Anyway, in Ohio, the process is fairly simple. I made the assumption that grandpa’s records probably weren’t officially sealed, seeing as he knew he was adopted by his aunt and he likely knew who his parents were anyway. Since my mother was my grandfather’s child, I had her fill out this form, sent in the required fee, and in a few days we received these:
The first is the official affidavit, filled out by his adopted father Kurt. While it was a treat to finally see, I will admit that I was disappointed that it didn’t include the reason why grandpa was adopted by his aunt and uncle. An employee of the probate court in Cleveland confirmed that it’s rare, especially when children of this era were adopted at birth, that the reason was ever given.
The second document is the original birth certificate and it had the information and confirmation I was looking for: grandpa’s biological parent’s names were Gustave Saleker and Julia Dickson.
Receiving this information was a memorable experience--one I wish my grandfather had been around to experience with me. With these two documents in hand, I finally began a journey to discover more about the Saleker family and how the ended up here in Cleveland, Ohio.
Tips for Researchers
Trying to track down an adoption probably seems daunting. If you believe that the adoption was official (meaning it was done through courts or other official institutional means) start by searching which of those institutions is the owner of the adoption records based on your best guess as to where the adoption likely took place--then figure out what information is needed to gain access to the records. That’ll give you a good checklist of information you’ll need to seek out. Some institutions may search their records for free to confirm if they have any information on the individual you’re interested in--some may have restrictions on basic information like that. Every process seems different.

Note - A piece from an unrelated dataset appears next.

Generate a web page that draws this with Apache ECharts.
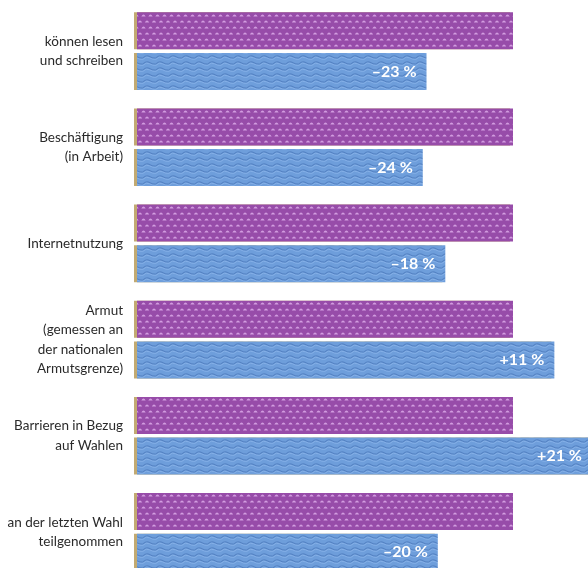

Some churches or houses of worship may also have information on adoptions, so check with any of these organizations your family member may have belonged to.
If none of these are viable options, I’d highly recommend utilizing as many of the DNA testing services (Ancestry.com, MyHeritage.com, etc.) as you can afford. Using the information you obtain from matches may help you fill in the gaps.
Additionally, you may also be able to get assistance from organizations who do this sort of research everyday. We have a great one in Cleveland: Adoption Network Cleveland.